Reel Reviews | Chris Rock (Tamborine)

by Kristen Baldwin | via Entertainment Weekly

When last we saw a Chris Rock stand-up special — HBO’s Kill the Messenger in 2008 — it brought us the comedian as we were used to seeing him: Sharply dressed in shades of black, walking back and forth across the stage relentlessly as he pummeled the crowd with sharp observations about race, class, and a presidential candidate named Barack Obama. (“In America, that’s about as black as a name can get,” he noted wryly.)

Now, after a 10-year break, Rock is back with the new Netflix special Tamborine, and the comedian we see before us today has changed. Or maybe it’s more accurate to say he’s more developed — not necessarily as a comic, but as a man. Dressed casually in a t-shirt and jeans, his trademark pace slowed to an amble, the 53-year-old comedian spends a good portion of Tamborine ruminating on the “man lessons” he’s learned over the last 10 years — a decade which featured his very public divorce from his wife of 18 years, Malaak Compton-Rock, in 2014.

After opening with a somewhat perfunctory bit on police brutality and gun control, Rock pivots to the subject that’s been keeping him so busy: “I’ve been trying to raise some kids.

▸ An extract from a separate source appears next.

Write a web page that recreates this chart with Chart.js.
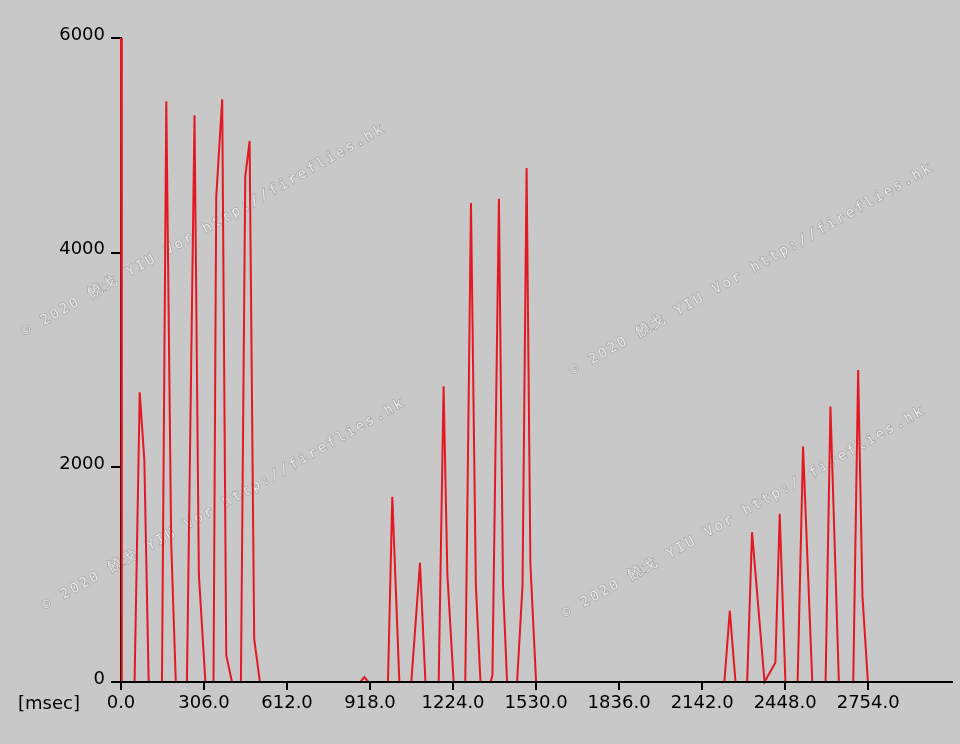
<!DOCTYPE html>
<html><head><meta charset="utf-8">
<script src="https://cdn.jsdelivr.net/npm/chart.js@4.4.1/dist/chart.umd.min.js"></script>
<style>html,body{margin:0;padding:0;background:#c8c8c8;overflow:hidden}canvas{display:block}</style>
</head><body>
<canvas id="c" width="960" height="744"></canvas>
<script>
// ---- data (time in msec, flash intensity) ----
const burst1Times  = [0,3,50,69,86,102,151,167,185,202,243,271,287,311,341,351,373,388,409,442,458,474,491,512];
const burst1Values = [6000,0,0,2700,2070,0,0,5410,1300,0,0,5280,1000,0,0,4520,5430,250,0,0,4710,5040,400,0];
const burst2Times  = [882,897,912,984,1000,1026,1070,1102,1122,1171,1189,1203,1226,1269,1290,1308,1325,1362,1369,1393,1408,1423,1460,1480,1495,1509,1530];
const burst2Values = [0,45,0,0,1726,0,0,1111,0,0,2755,1000,0,0,4462,900,0,0,60,4503,900,0,0,900,4788,1100,0];
const burst3Times  = [2224,2244,2265,2308,2326,2372,2412,2428,2449,2494,2514,2548,2597,2615,2646,2699,2717,2733,2753];
const burst3Values = [0,664,0,0,1396,0,180,1567,0,0,2193,0,0,2566,0,0,2907,800,0];
const xTickValues = [0,306,612,918,1224,1530,1836,2142,2448,2754];
const xTickLabels = ['0.0','306.0','612.0','918.0','1224.0','1530.0','1836.0','2142.0','2448.0','2754.0'];
const yTickValues = [0,2000,4000,6000];
const yTickLabels = ['0','2000','4000','6000'];
const xUnitLabel = '[msec]';
const watermarkText = '© 2020 饒戈 YIU Vor http://fireflies.hk';

const times = burst1Times.concat(burst2Times, burst3Times);
const values = burst1Values.concat(burst2Values, burst3Values);
const points = times.map((t, i) => ({x: t, y: values[i]}));

const FONT = {family: '"DejaVu Sans", sans-serif', size: 18};

const decor = {
  id: 'decor',
  beforeDraw(chart) {
    const ctx = chart.ctx;
    ctx.save();
    ctx.fillStyle = '#c8c8c8';
    ctx.fillRect(0, 0, chart.width, chart.height);
    const marks = [[23, 333], [571, 372], [43, 607], [563, 615]];
    ctx.font = '14px "DejaVu Sans Mono", monospace';
    try { ctx.letterSpacing = '2.5px'; } catch (e) {}
    ctx.textBaseline = 'middle';
    ctx.textAlign = 'left';
    marks.forEach(([x, y]) => {
      ctx.save();
      ctx.translate(x, y);
      ctx.rotate(-29.6 * Math.PI / 180);
      ctx.lineWidth = 1.6;
      ctx.strokeStyle = 'rgba(150,150,150,0.55)';
      ctx.strokeText(watermarkText, 0, 0);
      ctx.fillStyle = '#e6e6e6';
      ctx.fillText(watermarkText, 0, 0);
      ctx.restore();
    });
    ctx.restore();
  },
  afterDraw(chart) {
    const ctx = chart.ctx;
    ctx.save();
    ctx.font = '18px "DejaVu Sans", sans-serif';
    ctx.fillStyle = '#000';
    ctx.textBaseline = 'middle';
    ctx.textAlign = 'left';
    ctx.fillText(xUnitLabel, 18, 704);
    ctx.restore();
  }
};

new Chart(document.getElementById('c'), {
  type: 'line',
  data: {
    datasets: [{
      data: points,
      borderColor: 'rgb(228,24,34)',
      borderWidth: 2,
      pointRadius: 0,
      tension: 0,
      fill: false,
      clip: 4
    }]
  },
  options: {
    responsive: false,
    devicePixelRatio: 1,
    animation: false,
    layout: {padding: {left: 0, right: 8, top: 38, bottom: 0}},
    plugins: {legend: {display: false}, tooltip: {enabled: false}},
    scales: {
      x: {
        type: 'linear',
        min: 0,
        max: 3063,
        afterBuildTicks: s => { s.ticks = xTickValues.map(v => ({value: v})); },
        afterFit: s => { s.height = 62; },
        ticks: {
          autoSkip: false, maxRotation: 0, minRotation: 0,
          color: '#000', font: FONT, padding: 3, z: 1,
          callback: v => xTickLabels[xTickValues.indexOf(v)]
        },
        grid: {drawOnChartArea: false, drawTicks: true, tickLength: 8, color: '#000', lineWidth: 2, z: 1},
        border: {display: true, color: '#000', width: 2, z: 1}
      },
      y: {
        type: 'linear',
        min: 0,
        max: 6000,
        afterBuildTicks: s => { s.ticks = yTickValues.map(v => ({value: v})); },
        afterFit: s => { s.width = 121; },
        ticks: {
          color: '#000', font: FONT, padding: 6, labelOffset: -3,
          callback: v => yTickLabels[yTickValues.indexOf(v)]
        },
        grid: {drawOnChartArea: false, drawTicks: true, tickLength: 10, color: '#000', lineWidth: 2},
        border: {display: true, color: '#000', width: 2}
      }
    }
  },
  plugins: [decor]
});
</script>
</body></html>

That sh**’s a job, man.” With his oldest daughter starting high school, Rock has plenty of thoughts on the hazards of the “everyone is special” style of parenting — which he finds particularly dangerous for black kids. “You gotta get your kids ready for the white man,” he says, noting that every morning before his two daughters head off to school, he gives them the same message: “As soon as you leave this door, nobody gives an f*** about you… and even some of the people inside the house are a little on the fence.” Rock’s comedic exaggerations about how he prepares his daughters to be black in today’s America (“Everything in my house that’s the color white is either hot, heavy, or sharp”) are layered with searing asides, as when he takes issue with the idea that young black men are an endangered species: “That’s not true – because endangered species are protected by the government.” The line elicits an approving Ohhhhh from the crowd.

Now an official Elder Statesman of Comedy, Rock has earned the right to riff on somewhat threadbare topics like our Participation Trophy culture or religion, and his skill for drawing deceptively simple connections between topics keeps this 64-minute set moving with an easy momentum. (I won’t spoil it here, but the way Rock transitions from a bit about God making mistakes into a blistering observation of the hypocrisy of Caribbean tourism is sublime.)